There's a trend I am seeing in friends. We are questioning the societal message that we must achieve achieve achieve.
Do more! Become better! We have played this game for many years. Now we are questioning:
What is the point of all this doing?
(Also, we are tired.)
Is the tree trying to be its best self?
I go to Australia for three weeks. At first I cram in every spare moment with learning animation. Even though I'm here I can still accomplish my goals! Then, slowly, I start to drop it. I become present with the reality, which is lovely: cooking for friends, hiking in lush wilderness, long conversations.
Jesse and I go backpacking. It is just us and a deep ravine for miles. We set up our tent, eat apples, and then there's nothing to do.
At home there's always more you feel you ought to do.
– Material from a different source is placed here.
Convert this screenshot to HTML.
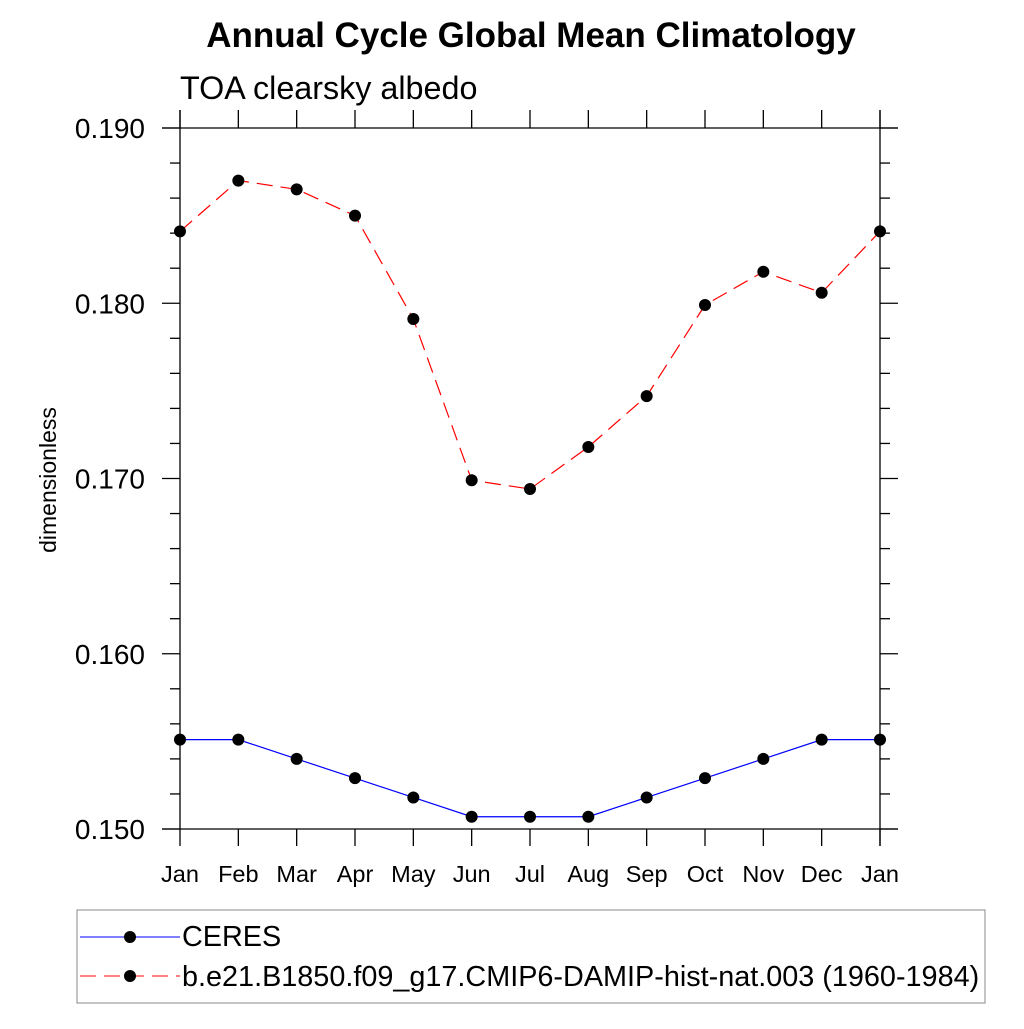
<!DOCTYPE html>
<html><head><meta charset="utf-8"><style>
body{margin:0;background:#fff}
svg text{font-family:"Liberation Sans",Arial,sans-serif}
</style></head><body>
<svg id="chart" width="1024" height="1024" viewBox="0 0 1024 1024">
<text x="531" y="47" font-size="35" font-weight="bold" text-anchor="middle">Annual Cycle Global Mean Climatology</text>
<text x="180" y="99" font-size="32.3">TOA clearsky albedo</text>
<text transform="translate(56,480) rotate(-90)" font-size="23" text-anchor="middle">dimensionless</text>
<g id="axes"></g>
<g id="series"></g>
<rect x="77" y="910" width="908" height="93" fill="none" stroke="#888" stroke-width="1"/>
<g>
<line x1="80" y1="937" x2="180" y2="937" stroke="#0000ff" stroke-width="1"/>
<circle cx="130" cy="937" r="6" fill="#000"/>
<text x="182" y="946" font-size="28.8">CERES</text>
</g>
<g>
<line x1="80" y1="976" x2="180" y2="976" stroke="#ff0000" stroke-width="1" stroke-dasharray="16,8"/>
<circle cx="130" cy="976" r="6" fill="#000"/>
<text x="182" y="986" font-size="28.8">b.e21.B1850.f09_g17.CMIP6-DAMIP-hist-nat.003 (1960-1984)</text>
</g>
</svg>
<script>
const months=["Jan","Feb","Mar","Apr","May","Jun","Jul","Aug","Sep","Oct","Nov","Dec","Jan"];
const ceres=[0.1551,0.1551,0.1540,0.1529,0.1518,0.1507,0.1507,0.1507,0.1518,0.1529,0.1540,0.1551,0.1551];
const model=[0.1841,0.1870,0.1865,0.1850,0.1791,0.1699,0.1694,0.1718,0.1747,0.1799,0.1818,0.1806,0.1841];
const yTicks=[0.150,0.160,0.170,0.180,0.190];
const yTickLabels=["0.150","0.160","0.170","0.180","0.190"];
const NS="http://www.w3.org/2000/svg";
const X0=180,X1=880,Y0=829,Y1=128,YMIN=0.150,YMAX=0.190;
const xs=i=>X0+(X1-X0)*i/(months.length-1);
const ys=v=>Y0-(v-YMIN)/(YMAX-YMIN)*(Y0-Y1);
function mk(tag,at,parent){const e=document.createElementNS(NS,tag);for(const k in at)e.setAttribute(k,at[k]);parent.appendChild(e);return e;}
const ax=document.getElementById('axes');
const L=(x1,y1,x2,y2,w)=>mk('line',{x1,y1,x2,y2,stroke:'#000','stroke-width':w||1.3},ax);
L(X0,110,X0,Y0);L(X1,110,X1,846);L(162,Y1,898,Y1);L(162,Y0,898,Y0);
for(let i=0;i<months.length;i++){const x=xs(i);L(x,Y0,x,846);L(x,Y1,x,110);
const t=mk('text',{x:x,y:882,'font-size':23.5,'text-anchor':'middle'},ax);t.textContent=months[i];

}
for(let k=0;k<=20;k++){const v=YMIN+k*0.002;const y=ys(v);const major=k%5===0;
L(major?162:170,y,X0,y);L(X1,y,major?898:890,y);}
yTicks.forEach((v,i)=>{const t=mk('text',{x:145,y:ys(v)+10,'font-size':28,'text-anchor':'end'},ax);t.textContent=yTickLabels[i];

});
const sg=document.getElementById('series');
function draw(data,color,dash,name){
const p=mk('polyline',{points:data.map((v,i)=>xs(i)+','+ys(v)).join(' '),fill:'none',stroke:color,'stroke-width':1.2,'stroke-dasharray':dash},sg);


data.forEach((v,i)=>{const c=mk('circle',{cx:xs(i),cy:ys(v),r:6,fill:'#000'},sg);

});}
draw(ceres,'#0000ff','none','ceres');
draw(model,'#ff0000','16,8','model');
</script>
</body></html>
There's dishes to clean, messages to respond to, plants to water, and the procrastinating doing all of that.
But out in the wilderness, outside of cell reception, we've done everything there is to do.
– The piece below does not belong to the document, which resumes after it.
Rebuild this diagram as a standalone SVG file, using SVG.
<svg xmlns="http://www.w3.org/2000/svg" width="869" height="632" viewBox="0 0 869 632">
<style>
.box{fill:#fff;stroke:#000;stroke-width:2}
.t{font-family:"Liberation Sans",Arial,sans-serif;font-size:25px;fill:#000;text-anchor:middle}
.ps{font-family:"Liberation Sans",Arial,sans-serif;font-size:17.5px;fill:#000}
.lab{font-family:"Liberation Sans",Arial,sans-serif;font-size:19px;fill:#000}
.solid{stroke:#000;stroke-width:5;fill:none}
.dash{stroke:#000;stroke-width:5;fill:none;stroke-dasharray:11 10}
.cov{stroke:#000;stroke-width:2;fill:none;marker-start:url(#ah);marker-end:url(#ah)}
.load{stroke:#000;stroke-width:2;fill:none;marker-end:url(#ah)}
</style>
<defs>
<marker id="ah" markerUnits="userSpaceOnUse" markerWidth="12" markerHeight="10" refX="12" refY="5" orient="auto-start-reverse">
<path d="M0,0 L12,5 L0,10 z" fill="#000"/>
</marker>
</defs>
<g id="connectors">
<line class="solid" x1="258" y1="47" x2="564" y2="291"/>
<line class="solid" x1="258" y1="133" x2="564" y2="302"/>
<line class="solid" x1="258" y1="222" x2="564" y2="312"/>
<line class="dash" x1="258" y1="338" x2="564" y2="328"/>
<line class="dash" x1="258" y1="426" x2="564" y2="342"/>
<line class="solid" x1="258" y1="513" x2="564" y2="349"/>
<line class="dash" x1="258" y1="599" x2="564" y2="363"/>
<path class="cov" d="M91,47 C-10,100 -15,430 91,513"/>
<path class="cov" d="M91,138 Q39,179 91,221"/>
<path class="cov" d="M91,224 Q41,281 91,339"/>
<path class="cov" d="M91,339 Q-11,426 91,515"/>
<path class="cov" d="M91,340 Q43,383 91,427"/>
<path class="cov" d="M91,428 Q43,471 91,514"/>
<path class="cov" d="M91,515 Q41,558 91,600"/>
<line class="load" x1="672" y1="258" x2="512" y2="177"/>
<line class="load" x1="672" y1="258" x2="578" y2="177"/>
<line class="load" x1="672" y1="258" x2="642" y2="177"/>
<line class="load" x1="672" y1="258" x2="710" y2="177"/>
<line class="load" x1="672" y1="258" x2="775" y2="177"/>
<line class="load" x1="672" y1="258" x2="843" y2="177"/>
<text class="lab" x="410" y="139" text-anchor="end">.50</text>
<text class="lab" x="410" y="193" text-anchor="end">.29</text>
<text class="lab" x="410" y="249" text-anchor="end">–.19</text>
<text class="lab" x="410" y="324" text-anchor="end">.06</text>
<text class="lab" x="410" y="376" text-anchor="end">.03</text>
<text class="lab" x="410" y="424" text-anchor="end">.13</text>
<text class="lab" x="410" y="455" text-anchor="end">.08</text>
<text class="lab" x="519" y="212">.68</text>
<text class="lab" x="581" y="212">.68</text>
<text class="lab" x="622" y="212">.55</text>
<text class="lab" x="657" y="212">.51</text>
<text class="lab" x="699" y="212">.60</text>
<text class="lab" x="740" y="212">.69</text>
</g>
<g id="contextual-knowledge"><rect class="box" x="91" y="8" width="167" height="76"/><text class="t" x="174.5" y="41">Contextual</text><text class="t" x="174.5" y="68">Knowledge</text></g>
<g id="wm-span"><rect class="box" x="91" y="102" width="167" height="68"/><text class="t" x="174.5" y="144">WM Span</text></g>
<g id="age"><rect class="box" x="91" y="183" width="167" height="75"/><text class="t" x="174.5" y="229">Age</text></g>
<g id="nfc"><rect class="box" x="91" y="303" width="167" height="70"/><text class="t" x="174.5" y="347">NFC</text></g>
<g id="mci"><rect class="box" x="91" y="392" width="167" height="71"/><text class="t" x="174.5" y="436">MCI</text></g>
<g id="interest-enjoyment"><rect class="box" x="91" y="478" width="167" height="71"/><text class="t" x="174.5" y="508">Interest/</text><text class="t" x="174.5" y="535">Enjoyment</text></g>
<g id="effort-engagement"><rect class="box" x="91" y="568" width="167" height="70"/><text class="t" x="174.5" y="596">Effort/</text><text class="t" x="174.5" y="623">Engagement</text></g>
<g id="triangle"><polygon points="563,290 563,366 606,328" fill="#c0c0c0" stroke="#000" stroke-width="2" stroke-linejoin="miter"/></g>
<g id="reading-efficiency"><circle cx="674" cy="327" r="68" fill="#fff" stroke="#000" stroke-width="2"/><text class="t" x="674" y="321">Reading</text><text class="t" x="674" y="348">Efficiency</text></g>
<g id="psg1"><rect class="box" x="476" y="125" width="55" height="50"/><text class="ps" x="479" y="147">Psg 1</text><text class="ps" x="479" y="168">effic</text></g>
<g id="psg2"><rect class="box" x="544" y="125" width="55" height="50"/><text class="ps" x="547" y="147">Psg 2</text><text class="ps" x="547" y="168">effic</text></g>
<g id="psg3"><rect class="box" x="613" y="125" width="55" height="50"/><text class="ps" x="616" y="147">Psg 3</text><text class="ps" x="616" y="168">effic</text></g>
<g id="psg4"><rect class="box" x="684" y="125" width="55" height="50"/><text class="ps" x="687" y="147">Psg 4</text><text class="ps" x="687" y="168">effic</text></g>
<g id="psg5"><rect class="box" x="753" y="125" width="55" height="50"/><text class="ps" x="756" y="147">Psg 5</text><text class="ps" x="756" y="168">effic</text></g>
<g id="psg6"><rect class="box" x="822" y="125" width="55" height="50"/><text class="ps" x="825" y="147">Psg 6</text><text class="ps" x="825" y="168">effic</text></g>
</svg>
So we sit. We watch a water dragon swim and lie in the sun. We watch a bird hop from branch to branch. We watch the clouded sky turn to sun and then clouds again.
I look at the trees. The trees do not seem to be striving to be the best tree. They do not seem to be strategizing on how to get one up on each other, or how to finally realize their ideal self.
As far as I can tell, they are just being.
What is the point of this world?
Maybe the point is to be.
"We still occasionally encounter islands of deep time today—in those moments when, to quote the writer Gary Eberle, we slip 'into a realm where there is enough of everything, where we are not trying to fill a void in ourselves or the world.'"
—Oliver Burkeman, Four Thousand Weeks
Striving for what?
My friends call this embrace of non-doing by different names. Fighting the colonialist mindset. Embracing yin in a world that values yang. Chilling out.
At first I am made anxious by my non-doing, an anxiety I’ll use another Oliver Burkeman quote to explain:
"As long as you're filling every hour of the day with some form of striving, you get to carry on believing that all this striving is leading you somewhere—to an imagined future state of perfection, a heavenly realm in which everything runs smoothly, your limited time causes you no pain, and you're free of the guilty sense that there's more you need to be doing in order to justify your existence."
What is the point of all this striving, anyway? We are surrounded by more stuff than ever. More content, more noise. We can do anything, it seems, and we want to, but we are busy checking our notifications.
We are told we must keep the economy thriving. We are told the birth rate is plummeting. We are told we must keep it up, keep it up at all costs.
I wonder about this. It seems that the Earth cannot sustain all this manufacturing, all this busyness, all this production. It feels to me that what the Earth needs is more people living simple lives, enjoying nature, enjoying each other’s company, marveling at finding ourselves overthinking apes stuck in time on a rock hurtling through space.
"The world is bursting with wonder, and yet it's the rare productivity guru who seems to have considered the possibility that the ultimate point of all our frenetic doing might be to experience more of that wonder." —Oliver Burkeman
Success vs. contentment
I feel the societal pressure to achieve more, earn more, produce more, be more. Yet I envy not those who have climbed the ladders of achievement, but those who have figured out how not to give into the rush of more, more, more. I want to be, not the one with the nice house and shiny car, but the person who truly loves and enjoys their life. I want to be not the thin and beautiful woman, but she who loves and enjoys her body.
Those who are content with themselves, with what they have, with their lives—are these not the truly successful?
Paradoxically, contentment doesn’t come from finally getting what you want, but wanting what you’ve got. But how do you do that?
I think of the time at a Vipassana retreat when I realized that all I needed to be fulfilled was to be present. And in my experience, getting present requires slowing down and doing less. Ironically it is often the striving for a better future that causes us to miss our chance for contentment right here.
Slowing down, I arrive at the present moment and start to notice things: Conversing with friends one evening, I notice I'm holding tension in my body, slightly resisting the conversation. I allow myself to feel the discomfort and breathe into my stomach. Whoosh. Energy floods into my hands and I drop into the present moment. Present, the moment becomes alive. We have a conversation that I enjoy immensely. It is a wonderful evening.
"True happiness is to enjoy the present, without anxious dependence upon the future, not to amuse ourselves with either hopes or fears but to rest satisfied with what we have, which is sufficient." — Seneca
love you alex, this is so great. so many good ways to show this. doing & being. attainment & attunement. chronos & kairos. modernity & mundanity. there is a time for one, and a time for the other. sending blessings, and may your apples be sweet.